The amount of income and details of those funds are also not disclosed to the County Commission.

Cochran said the department’s discretionary funds have been used in the past to pay for equipment like gas masks and SWAT gear and even sustain around seven employees for the department. According to Cochran, 18 new patrol cars and six narcotics vehicles were also purchased with the funds last year.

Most notably, the MSCO used these funds to purchase a $340,000 aircraft used by his office. Funding and support for the aircraft, a Beechcraft Bonanza, is provided by a volunteer organization, the Sheriff’s Aviation Group Inc., a registered nonprofit.

Cochran removed the plane’s tail number from public tracking databases because he says it’s used in active “investigations,” but he also disclosed that around $20,000 of discretionary funding is set aside annually for the operation, fuel, insurance and maintenance of the plane.

“When we first started (The Sheriff’s Aviation Group), we wanted to model it after the flotilla and the mounted unit with an all volunteer staff,” Cochran said. “Then we thought we’d create a nonprofit association for them to operate out of. We created the board and then the board created the foundation in an effort that it may need to raise funds.”

He said the money raised would be used for the operation of the plane, if the operational costs exceeded the amount designated in the office’s discretionary funds.

The board of directors for the Aviation Group consists of Maj. James Burrow, Chief David Wilhelm, volunteer pilot Robert Middleton and Chad Tucker, who was formerly a public relations officer for Cochran.

Middleton was at the controls last month when the plane was damaged in a minor incident at Brookley Aeroplex. According to the FAA, the wing scraped the runway while landing.
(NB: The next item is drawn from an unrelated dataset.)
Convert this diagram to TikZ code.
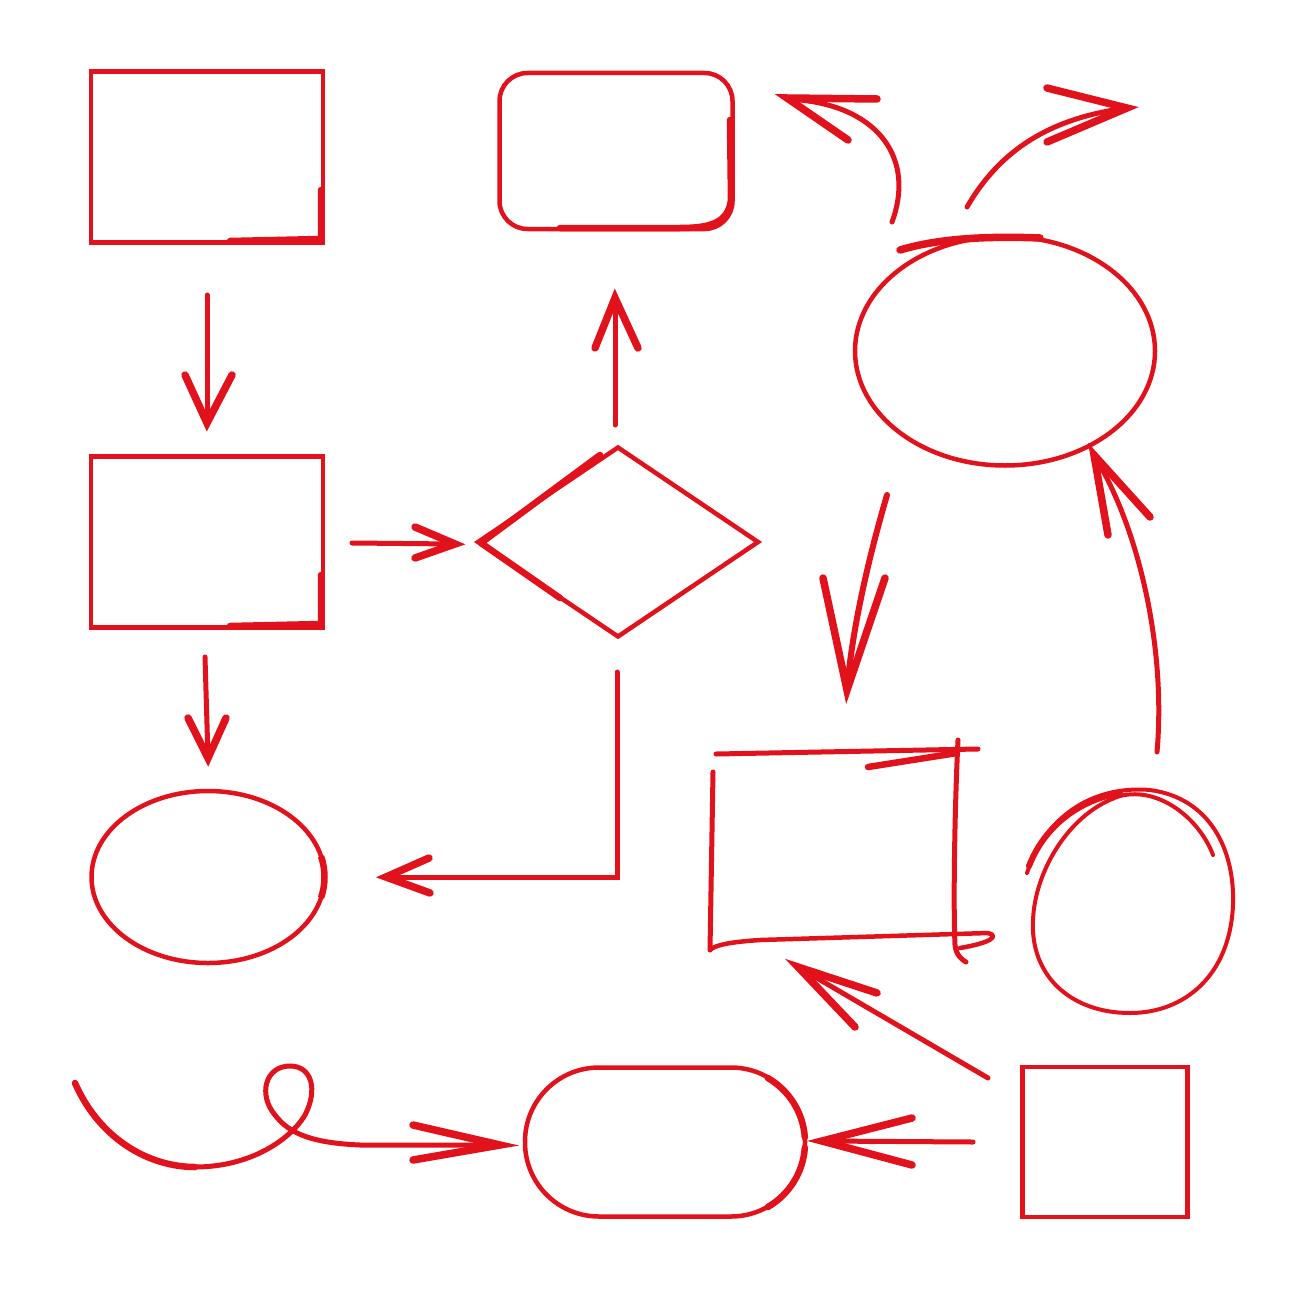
\documentclass[tikz,border=0pt]{standalone}
\usetikzlibrary{shapes.geometric}
\definecolor{pen}{RGB}{226,18,28}
\begin{document}
\begin{tikzpicture}[x=1pt,y=-1pt,
  shp/.style={draw=pen,line width=4.5pt,inner sep=0pt,outer sep=0pt},
  stem/.style={draw=pen,line width=5pt,line cap=round},
  barb/.style={draw=pen,line width=7.5pt,line cap=round,line join=miter},
  sketch/.style={draw=pen,line width=4.5pt,line cap=round,line join=round},
  heavy/.style={draw=pen,line width=6.5pt,line cap=round}]
\useasboundingbox (0,0) rectangle (1300,1300);
\fill[white] (0,0) rectangle (1300,1300);

% ---------- shapes ----------
\node[shp,rectangle,minimum width=232pt,minimum height=171pt] (A) at (207,157) {};
\node[shp,rectangle,rounded corners=28pt,minimum width=233pt,minimum height=156pt] (B) at (616,151) {};
\node[shp,rectangle,minimum width=232pt,minimum height=171pt] (C) at (207,542) {};
\node[shp,diamond,minimum width=280pt,minimum height=189pt] (D) at (618,542) {};
\node[shp,ellipse,minimum width=233pt,minimum height=172pt] (E) at (208,877) {};
\node[shp,ellipse,minimum width=300pt,minimum height=229pt] (F) at (1005,351) {};
\node[shp,rectangle,minimum width=165pt,minimum height=150pt] (I) at (1105,1142) {};
\node[shp,rectangle,rounded corners=74pt,minimum width=280pt,minimum height=149pt] (J) at (665,1142) {};
\coordinate (G) at (835,850);
\coordinate (H) at (1133,900);

% hand-drawn thickenings
\draw[heavy] (321,190) -- (321,239) -- (230,241);
\draw[heavy] (321,575) -- (321,624) -- (230,626);
\draw[heavy] (730,120) -- (731,200) .. controls (728,222) and (712,228) .. (680,228) -- (560,228);
\draw[heavy] (481,543) -- (600,455);
\draw[heavy] (481,543) -- (560,598);
\draw[draw=pen,line width=6.5pt] (208,877) ++(-14:116.5 and 86) arc[start angle=-14,end angle=14,x radius=116.5,y radius=86];
\draw[draw=pen,line width=7.5pt,line cap=round] (900,250) .. controls (940,238) and (990,236) .. (1040,238);
\draw[heavy] (730.5,1142.5) ++(-60:74.5) arc[start angle=-60,end angle=-4,radius=74.5];
\draw[heavy] (730.5,1142.5) ++(4:74.5) arc[start angle=4,end angle=60,radius=74.5];

% sketchy rectangle G
\draw[sketch,line width=5pt] (716,754) -- (978,749);
\draw[sketch,line width=6.5pt] (868,767) -- (957,753);
\draw[sketch,line width=5pt] (958,740) .. controls (955,800) and (953,900) .. (955,945) .. controls (956,955) and (962,960) .. (966,962);
\draw[sketch,line width=5pt] (713,772) -- (710,950);
\draw[sketch] (710,950) .. controls (715,945) and (730,942) .. (760,940) -- (988,933) .. controls (1000,936) and (990,943) .. (960,948);

% egg H
\draw[sketch,line width=4pt] (1027,873) .. controls (1050,805) and (1105,786) .. (1150,790) .. controls (1210,798) and (1235,850) .. (1233,905) .. controls (1230,975) and (1185,1013) .. (1130,1013) .. controls (1070,1013) and (1030,975) .. (1033,920) .. controls (1035,870) and (1070,812) .. (1120,796) .. controls (1160,786) and (1200,820) .. (1213,855);
\draw[sketch,line width=6pt] (1029,866) .. controls (1045,825) and (1080,800) .. (1120,793);

% ---------- connectors ----------
% A -> C
\coordinate (a1s) at (207,295); \coordinate (a1e) at (207,423);
\draw[stem] (a1s) -- (a1e);
\draw[barb] (a1e) ++(-22,-48) -- (a1e) -- ++(25,-48);
% C -> D
\coordinate (a2s) at (352,543); \coordinate (a2e) at (455,544);
\draw[stem] (a2s) -- (a2e);
\draw[barb] (a2e) ++(-40,-17) -- (a2e) -- ++(-40,14);
% D -> B
\coordinate (a3s) at (615,425); \coordinate (a3e) at (615,298);
\draw[stem] (a3s) -- (a3e);
\draw[barb] (a3e) ++(-20,50) -- (a3e) -- ++(23,50);
% C -> E
\coordinate (a4s) at (205,657); \coordinate (a4e) at (208,758);
\draw[stem] (a4s) -- (a4e);
\draw[barb] (a4e) ++(-20,-40) -- (a4e) -- ++(18,-40);
% D -> E (elbow)
\coordinate (a5s) at (617,672); \coordinate (a5c) at (617,877); \coordinate (a5e) at (386,877);
\draw[stem,line join=miter] (a5s) -- (a5c) -- (a5e);
\draw[barb] (a5e) ++(43,-19) -- (a5e) -- ++(44,16);
% F -> upper left
\coordinate (a6s) at (892,222); \coordinate (a6e) at (787,98);
\draw[stem] (a6s) .. controls (915,160) and (880,108) .. (800,100) -- (a6e);
\draw[barb] (a6e) ++(90,1) -- (a6e) -- ++(61,42);
% F -> upper right
\coordinate (a7s) at (967,207); \coordinate (a7e) at (1127,108);
\draw[stem] (a7s) .. controls (1000,150) and (1050,118) .. (a7e);
\draw[barb] (a7e) ++(-80,-20) -- (a7e) -- ++(-80,34);
% F -> G
\coordinate (a8s) at (887,495); \coordinate (a8e) at (847,690);
\draw[stem,line width=6pt] (a8s) .. controls (868,560) and (852,630) .. (a8e);
\draw[barb] (a8e) ++(-24,-112) -- (a8e) -- ++(38,-112);
% H -> F
\coordinate (a9s) at (1157,752); \coordinate (a9e) at (1094,455);
\draw[stem] (a9s) .. controls (1166,650) and (1140,530) .. (a9e);
\draw[barb] (a9e) ++(14,80) -- (a9e) -- ++(56,62);
% I -> G
\coordinate (a10s) at (988,1078); \coordinate (a10e) at (798,967);
\draw[stem] (a10s) -- (a10e);
\draw[barb] (a10e) ++(79,26) -- (a10e) -- ++(57,60);
% I -> J
\coordinate (a11s) at (973,1142); \coordinate (a11e) at (822,1141);
\draw[stem] (a11s) -- (a11e);
\draw[barb] (a11e) ++(90,-23) -- (a11e) -- ++(90,24);
% loop -> J
\coordinate (a12s) at (75,1083); \coordinate (a12e) at (500,1145);
\draw[stem,line width=6.5pt] (a12s) .. controls (100,1140) and (150,1167) .. (195,1167);
\draw[stem] (195,1167) .. controls (250,1167) and (290,1140) .. (305,1115) .. controls (318,1090) and (312,1066) .. (290,1066) .. controls (265,1066) and (258,1095) .. (275,1115) .. controls (290,1135) and (315,1143) .. (360,1145) -- (a12e);
\draw[barb] (a12e) ++(-87,-20) -- (a12e) -- ++(-87,15);
\end{tikzpicture}
\end{document}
The MCSO reported that the wing struck a runway sign while taxiing.

The Aviation Group is one of multiple nonprofit organizations tied to the MSCO. The Foundation of the Mobile County Sheriff’s Office and The Mobile County Sheriff’s Flotilla of Mobile County Inc. are two others.

The Foundation is funded through tax-exempt donations, the sales of miscellaneous items at MCSO and fundraising events such as the Foundation of the Mobile County Sheriff Golf Tournament, which is in its sixth year.
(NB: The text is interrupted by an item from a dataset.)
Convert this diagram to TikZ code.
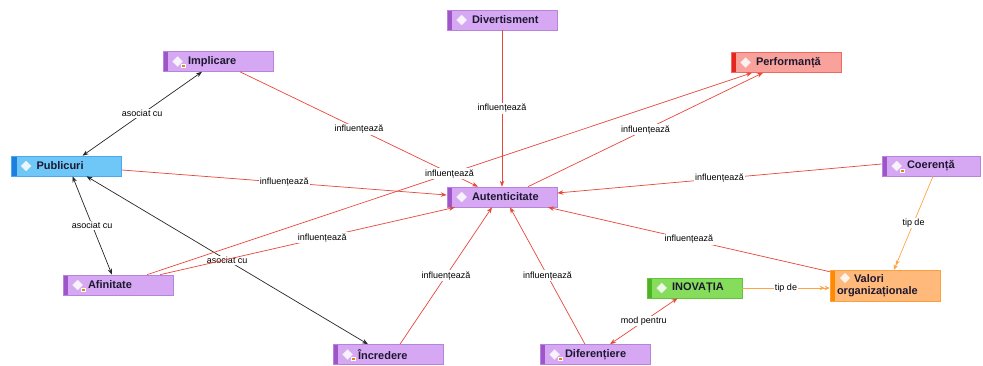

Requests for 990 filings for the all three nonprofit organizations were not initially granted, but MCSO Public Affairs Officer Lori Myles did disclose some information about last year’s golf tournament.

“Last year was the fifth year for the tournament, and it was the first time (the money) had gone into the Aviation Group,” Myles said. “I think we had about $10,000 sitting in there, and then we raised around $18,000.”

Myles said the money was put into that organization because the IRS had temporarily revoked the nonprofit status of the Foundation after it failed to file on time.

She added the oversight occurred during a transition in the way the IRS notified 501C(3) organizations about renewing their nonprofit status. The change affected several nonprofits across the country including the Sheriff’s Flotilla, which also lost its 501C(3) status temporarily.

Because the Foundation wasn’t a tax-exempt organization from Feb. 18, 2013-July 14, 2014, the money raised during last year’s golf tournament was put into the Sheriff’s Aviation Group. According to Myles, those funds have not and will not be transferred to the Foundation account – though she did say all donors were of aware of where the money was going.

The board of directors of each nonprofit also denied a request for the actual fundraising total at that event.

“The board of the Foundation as well as Aviation Group do not wish to give the total amount made at the tournament,” Myles said in an email. “None of that money was public funds.”

Form 990s for the Sheriff’s nonprofits are not available on public databases.

The board of the Sheriff’s Aviation Group sent this statement when asked about its finances: “The nonprofit board was set up to privately raise funds to help with the operations of the all volunteer program. There is no public funding which goes into the foundation. We have complied with all reporting requirements set forth by federal law.”